I have been able to cut new threads over old using a case-hardened nut slightly smaller than the original. This has been most successful when I change metric to inches or vice versa, enabling a very small downsizing. The threads are ugly and not particularly strong but they lock the nut rather well (I would still use Loctite). They could not support the torque required to press the crank but you aren’t going to use them for that anyway.
Thanks for that suggestion too - unfortunately I’m talking about a large resizing, going from M10 to M9. 9mm being the root diameter of the M10x1 thread, which is what I’m left with after all the threads have gone! Worth a try though I guess - will have to see if I have any old M9x1 axle nuts lying around, as with a bit of care I can probably make my own die by filing a taper and some cutting edges. As you say, with your other suggestion I’m not relying on the nut to press the crank - just need to borrow a lump hammer, as that’s not something I own either (before you get worried, I’d use a bit of wood between the crank and something damaging like that).
Very uneconomic use of my time I suspect, but it’s kind of fun!
One important detail is that the nut needs to be much harder than the shaft (or vice versa). If the two have similar hardness they take turns cutting each other, leaving each with useless discontinuous threads. I make my own case-hardened nuts from ordinary steel nuts so I don’t really know how easy it is to buy them but they shouldn’t be too difficult to find.
Go on then - how do you case harden a nut? Is heating and then quenching sufficient? Though presumably I need to heat it to a higher temperature than is easy using standard domestic kit.
I suspect I might not have too big a problem with the nut being harder than the shaft I’m trying to cut though - it seems to be pretty low quality.

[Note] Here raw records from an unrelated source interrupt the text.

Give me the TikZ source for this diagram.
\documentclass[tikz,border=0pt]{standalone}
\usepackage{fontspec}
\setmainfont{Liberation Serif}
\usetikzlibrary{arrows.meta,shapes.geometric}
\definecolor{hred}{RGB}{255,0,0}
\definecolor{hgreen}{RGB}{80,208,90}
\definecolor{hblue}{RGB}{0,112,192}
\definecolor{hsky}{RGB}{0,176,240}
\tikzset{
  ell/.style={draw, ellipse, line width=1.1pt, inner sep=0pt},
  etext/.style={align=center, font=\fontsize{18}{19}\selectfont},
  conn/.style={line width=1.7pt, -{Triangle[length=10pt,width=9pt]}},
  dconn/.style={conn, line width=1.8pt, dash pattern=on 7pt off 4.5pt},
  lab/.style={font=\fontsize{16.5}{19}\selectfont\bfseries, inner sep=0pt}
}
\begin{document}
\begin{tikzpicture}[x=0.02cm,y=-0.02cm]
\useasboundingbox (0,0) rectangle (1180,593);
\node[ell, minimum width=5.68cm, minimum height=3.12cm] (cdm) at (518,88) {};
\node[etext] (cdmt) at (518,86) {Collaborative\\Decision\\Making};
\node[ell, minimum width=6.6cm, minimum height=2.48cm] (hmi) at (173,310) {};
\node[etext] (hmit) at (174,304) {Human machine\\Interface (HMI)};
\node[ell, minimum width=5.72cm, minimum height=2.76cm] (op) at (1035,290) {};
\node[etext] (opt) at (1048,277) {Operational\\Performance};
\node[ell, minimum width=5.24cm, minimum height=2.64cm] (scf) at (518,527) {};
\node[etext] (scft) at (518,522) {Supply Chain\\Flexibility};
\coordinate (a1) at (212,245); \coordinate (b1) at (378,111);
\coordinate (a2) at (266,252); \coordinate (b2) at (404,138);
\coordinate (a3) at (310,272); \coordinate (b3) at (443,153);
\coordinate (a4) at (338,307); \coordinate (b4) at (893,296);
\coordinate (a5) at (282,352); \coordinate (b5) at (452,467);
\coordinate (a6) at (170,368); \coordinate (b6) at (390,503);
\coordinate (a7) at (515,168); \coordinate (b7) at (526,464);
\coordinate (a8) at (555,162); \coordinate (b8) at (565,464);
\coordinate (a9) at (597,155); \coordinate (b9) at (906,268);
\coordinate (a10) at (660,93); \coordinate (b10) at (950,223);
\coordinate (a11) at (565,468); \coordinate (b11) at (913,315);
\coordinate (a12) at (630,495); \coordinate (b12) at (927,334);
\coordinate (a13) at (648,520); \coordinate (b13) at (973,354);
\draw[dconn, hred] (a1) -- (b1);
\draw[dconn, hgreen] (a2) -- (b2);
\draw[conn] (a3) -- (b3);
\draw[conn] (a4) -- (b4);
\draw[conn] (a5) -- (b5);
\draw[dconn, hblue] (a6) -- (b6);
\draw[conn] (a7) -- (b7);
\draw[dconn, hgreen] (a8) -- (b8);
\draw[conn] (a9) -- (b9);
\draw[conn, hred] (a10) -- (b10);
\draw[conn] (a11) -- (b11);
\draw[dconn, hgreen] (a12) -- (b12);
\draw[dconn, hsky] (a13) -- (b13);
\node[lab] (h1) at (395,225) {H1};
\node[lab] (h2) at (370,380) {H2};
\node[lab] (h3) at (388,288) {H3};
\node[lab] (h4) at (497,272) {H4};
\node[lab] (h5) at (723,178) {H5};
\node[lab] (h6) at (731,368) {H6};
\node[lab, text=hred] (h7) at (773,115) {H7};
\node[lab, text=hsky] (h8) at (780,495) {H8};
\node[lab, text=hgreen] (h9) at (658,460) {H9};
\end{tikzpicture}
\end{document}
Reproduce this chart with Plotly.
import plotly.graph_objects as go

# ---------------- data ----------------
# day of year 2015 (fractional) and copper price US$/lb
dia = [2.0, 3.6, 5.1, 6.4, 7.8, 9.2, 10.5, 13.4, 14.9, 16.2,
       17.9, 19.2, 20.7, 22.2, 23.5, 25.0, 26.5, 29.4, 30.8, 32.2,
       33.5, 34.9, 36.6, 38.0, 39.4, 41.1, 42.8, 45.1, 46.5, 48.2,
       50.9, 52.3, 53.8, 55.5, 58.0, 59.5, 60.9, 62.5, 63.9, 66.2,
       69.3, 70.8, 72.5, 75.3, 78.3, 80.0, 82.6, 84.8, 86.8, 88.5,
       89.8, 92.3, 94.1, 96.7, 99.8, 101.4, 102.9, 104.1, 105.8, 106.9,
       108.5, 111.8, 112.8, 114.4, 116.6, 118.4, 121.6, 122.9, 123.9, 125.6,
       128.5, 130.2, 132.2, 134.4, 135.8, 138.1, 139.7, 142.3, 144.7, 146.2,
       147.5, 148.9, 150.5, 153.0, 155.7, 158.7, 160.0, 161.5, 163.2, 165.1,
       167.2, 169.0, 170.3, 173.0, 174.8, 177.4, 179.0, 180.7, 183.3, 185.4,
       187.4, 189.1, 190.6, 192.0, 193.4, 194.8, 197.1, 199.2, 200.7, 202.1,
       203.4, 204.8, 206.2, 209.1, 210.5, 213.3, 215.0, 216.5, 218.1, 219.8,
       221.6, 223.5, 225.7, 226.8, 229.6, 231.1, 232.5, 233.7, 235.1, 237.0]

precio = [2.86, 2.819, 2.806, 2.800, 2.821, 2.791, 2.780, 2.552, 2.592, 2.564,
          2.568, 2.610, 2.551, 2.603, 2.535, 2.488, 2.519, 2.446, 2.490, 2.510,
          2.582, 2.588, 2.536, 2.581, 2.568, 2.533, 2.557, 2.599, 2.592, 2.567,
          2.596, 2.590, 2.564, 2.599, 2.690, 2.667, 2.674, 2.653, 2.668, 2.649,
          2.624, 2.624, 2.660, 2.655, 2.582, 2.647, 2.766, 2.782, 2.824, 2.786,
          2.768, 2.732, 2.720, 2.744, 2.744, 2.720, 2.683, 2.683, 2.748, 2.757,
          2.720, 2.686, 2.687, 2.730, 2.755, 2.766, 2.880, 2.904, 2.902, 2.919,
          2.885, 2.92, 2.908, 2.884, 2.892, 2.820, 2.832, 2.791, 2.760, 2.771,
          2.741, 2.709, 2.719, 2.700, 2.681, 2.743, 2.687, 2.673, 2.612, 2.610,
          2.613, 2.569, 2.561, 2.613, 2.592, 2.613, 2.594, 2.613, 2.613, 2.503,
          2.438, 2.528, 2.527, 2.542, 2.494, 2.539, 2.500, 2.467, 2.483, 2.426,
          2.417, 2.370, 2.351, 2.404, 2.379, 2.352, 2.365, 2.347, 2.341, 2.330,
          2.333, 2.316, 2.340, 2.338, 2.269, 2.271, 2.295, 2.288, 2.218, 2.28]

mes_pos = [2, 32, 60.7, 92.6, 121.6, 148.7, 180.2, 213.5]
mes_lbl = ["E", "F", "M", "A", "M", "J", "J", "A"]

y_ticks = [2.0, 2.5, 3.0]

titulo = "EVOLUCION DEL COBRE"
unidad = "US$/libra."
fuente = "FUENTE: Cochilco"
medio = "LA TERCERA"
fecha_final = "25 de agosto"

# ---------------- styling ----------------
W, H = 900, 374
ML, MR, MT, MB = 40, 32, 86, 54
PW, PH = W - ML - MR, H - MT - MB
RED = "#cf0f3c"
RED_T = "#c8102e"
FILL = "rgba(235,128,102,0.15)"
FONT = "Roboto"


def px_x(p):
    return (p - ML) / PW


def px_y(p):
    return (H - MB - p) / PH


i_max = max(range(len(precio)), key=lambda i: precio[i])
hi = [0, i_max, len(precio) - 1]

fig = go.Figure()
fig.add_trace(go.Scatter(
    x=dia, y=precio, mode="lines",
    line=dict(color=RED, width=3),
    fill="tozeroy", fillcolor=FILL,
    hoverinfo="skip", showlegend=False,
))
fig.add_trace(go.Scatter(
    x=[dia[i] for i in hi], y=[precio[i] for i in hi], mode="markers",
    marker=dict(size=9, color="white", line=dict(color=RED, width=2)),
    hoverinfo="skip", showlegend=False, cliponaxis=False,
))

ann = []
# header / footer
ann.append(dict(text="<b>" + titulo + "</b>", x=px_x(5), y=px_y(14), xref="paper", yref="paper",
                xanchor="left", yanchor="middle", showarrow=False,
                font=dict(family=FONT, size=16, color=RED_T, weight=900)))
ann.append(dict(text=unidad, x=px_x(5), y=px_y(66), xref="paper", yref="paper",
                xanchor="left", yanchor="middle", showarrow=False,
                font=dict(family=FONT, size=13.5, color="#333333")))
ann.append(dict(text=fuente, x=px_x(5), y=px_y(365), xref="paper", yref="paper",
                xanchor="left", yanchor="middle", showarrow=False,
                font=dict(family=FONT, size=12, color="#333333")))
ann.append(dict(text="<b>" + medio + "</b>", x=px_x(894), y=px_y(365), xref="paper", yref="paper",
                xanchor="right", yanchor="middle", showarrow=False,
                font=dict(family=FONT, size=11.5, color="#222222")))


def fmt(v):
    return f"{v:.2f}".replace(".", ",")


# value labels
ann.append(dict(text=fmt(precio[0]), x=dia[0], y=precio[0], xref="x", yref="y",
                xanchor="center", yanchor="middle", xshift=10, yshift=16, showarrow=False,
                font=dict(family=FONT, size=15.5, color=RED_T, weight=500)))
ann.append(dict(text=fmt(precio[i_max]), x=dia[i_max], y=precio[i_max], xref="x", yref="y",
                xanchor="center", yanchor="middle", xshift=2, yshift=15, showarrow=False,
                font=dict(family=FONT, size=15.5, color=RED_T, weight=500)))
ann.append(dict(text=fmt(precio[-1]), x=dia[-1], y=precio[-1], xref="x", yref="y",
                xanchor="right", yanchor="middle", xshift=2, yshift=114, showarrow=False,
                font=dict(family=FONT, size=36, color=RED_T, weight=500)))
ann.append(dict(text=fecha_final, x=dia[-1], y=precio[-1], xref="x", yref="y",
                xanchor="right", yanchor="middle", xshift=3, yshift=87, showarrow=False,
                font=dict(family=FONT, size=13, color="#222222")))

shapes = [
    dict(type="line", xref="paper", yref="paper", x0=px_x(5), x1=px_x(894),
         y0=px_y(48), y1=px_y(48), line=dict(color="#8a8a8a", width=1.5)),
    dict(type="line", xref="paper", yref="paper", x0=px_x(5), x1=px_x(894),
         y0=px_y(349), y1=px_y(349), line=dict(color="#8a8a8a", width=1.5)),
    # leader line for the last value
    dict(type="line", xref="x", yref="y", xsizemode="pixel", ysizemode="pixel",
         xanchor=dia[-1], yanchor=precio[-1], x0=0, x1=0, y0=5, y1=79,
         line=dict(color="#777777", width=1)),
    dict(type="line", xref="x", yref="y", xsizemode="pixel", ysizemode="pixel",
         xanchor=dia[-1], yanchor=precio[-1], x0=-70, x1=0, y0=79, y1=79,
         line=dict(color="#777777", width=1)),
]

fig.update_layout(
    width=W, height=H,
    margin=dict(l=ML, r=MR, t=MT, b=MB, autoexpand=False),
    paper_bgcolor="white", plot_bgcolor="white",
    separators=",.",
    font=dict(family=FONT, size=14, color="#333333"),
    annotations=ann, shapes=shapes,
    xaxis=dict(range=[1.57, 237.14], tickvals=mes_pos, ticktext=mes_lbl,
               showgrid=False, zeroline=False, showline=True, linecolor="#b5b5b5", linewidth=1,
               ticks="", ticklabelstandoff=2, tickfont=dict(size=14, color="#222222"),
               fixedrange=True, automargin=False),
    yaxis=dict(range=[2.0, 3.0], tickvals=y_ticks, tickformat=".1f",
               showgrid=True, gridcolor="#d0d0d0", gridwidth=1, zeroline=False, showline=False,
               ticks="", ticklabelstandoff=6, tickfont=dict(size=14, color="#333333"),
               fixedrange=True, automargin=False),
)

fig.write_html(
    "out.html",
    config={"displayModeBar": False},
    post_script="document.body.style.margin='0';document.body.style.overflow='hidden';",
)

I saw this thread, and I myself have developed a click, so I thought I’d post about it.
I’ve been riding my KH24 since Christmas, but in the past week I’ve noticed a clicking sound. It usually happens after I static hop, rolling hop, drop, etc. In the next revolution or so of the cranks, I hear a click.
I put lube on the places where the spokes touch, and it still happened, so I don’t think it’s the spokes. I’ve tightened my seatpost, cranks and pedals, and it keeps happening. The harder I listen, the more I think that the sound is coming from the right crank, though at first it may have come from the left, so I don’t know ![]()
So, any advice? Do you think anything’s broken?
Thanks.
You could try the tightness of the bearing caps ???
Oh yeah, I also tightened them ![]()
I was hoping you would ask. Case-hardening is one of the most interesting and surprising simple things you can do to steel. As you probably know, if you get steel hot to just below the point where it begins to flow, the rate at which it subsequently cools, called quenching, can greatly vary its properties. Fast quenching makes it hard but brittle. Slow makes it tough but soft. There are many applications, such as swords or a nut used to cut threads on a shaft, where the ideal would be a very hard outer shell with a tough interior. In fact, an ancient form of sword making forges together, rather like an onion, progressively harder shells of steel. Case-hardening does the same thing to any shape and is incredibly easy. You just throw the red-hot steel into a container of case-hardening powder. The powder initially has very high heat capacity, which makes it quench the outer layer of metal rapidly. The first few micrometers thus are very hard. Now for the intriguing part. As the power absorbs heat it is transformed, losing its heat capacity. The result is a quenching profile ranging from very fast on the outer skin to very slow at the core. Even for something as small as a nut you may have to wait several hours or even a day before it comes back down to room temperature.
I was hoping you would ask. Case-hardening is one of the most interesting and surprising simple things you can do to steel. As you probably know, if you get steel hot to just below the point where it begins to flow, the rate at which it subsequently cools, called quenching, can greatly vary its properties. Fast quenching makes it hard but brittle. Slow makes it tough but soft. There are many applications, such as swords or a nut used to cut threads on a shaft, where the ideal would be a very hard outer shell with a tough interior. In fact, an ancient form of sword making forges together, rather like an onion, progressively harder shells of steel. Case-hardening does the same thing to any shape and is incredibly easy. You just throw the red-hot steel into a container of case-hardening powder. The powder initially has very high heat capacity, which makes it quench the outer layer of metal rapidly. The first few micrometers thus are very hard. Now for the intriguing part. As the power absorbs heat it is transformed, losing its heat capacity. The result is a quenching profile ranging from very fast on the outer skin to very slow at the core. Even for something as small as a nut you may have to wait several hours or even a day before it comes back down to room temperature.
This is an answer to aracer’s #30.
Case-hardening is one of the most interesting and surprising simple things you can do to steel. As you probably know, if you get steel hot to just below the point where it begins to flow, the rate at which it subsequently cools, called quenching, can greatly vary its properties. Fast quenching makes it hard but brittle. Slow makes it tough but soft. There are many applications, such as swords or a nut used to cut threads on a shaft, where the ideal would be a very hard outer shell with a tough interior. In fact, an ancient form of sword making forges together, rather like an onion, progressively harder shells of steel. Case-hardening does the same thing to any shape and is incredibly easy. You just throw the red-hot steel into a container of case-hardening powder. The powder initially has very high heat capacity, which makes it quench the outer layer of metal rapidly. The first few micrometers thus are very hard. Now for the intriguing part. As the power absorbs heat it is transformed, losing its heat capacity. The result is a quenching profile ranging from very fast on the outer skin to very slow at the core. Even for something as small as a nut you may have to wait several hours or even a day before it comes back down to room temperature.
Hmm - so heating with a blowtorch and quenching in water wouldn’t do any good? Had a funny feeling it involved stuff I don’t have.
Thanks for all the help anyway - engineering advice at a level I didn’t expect to find on here.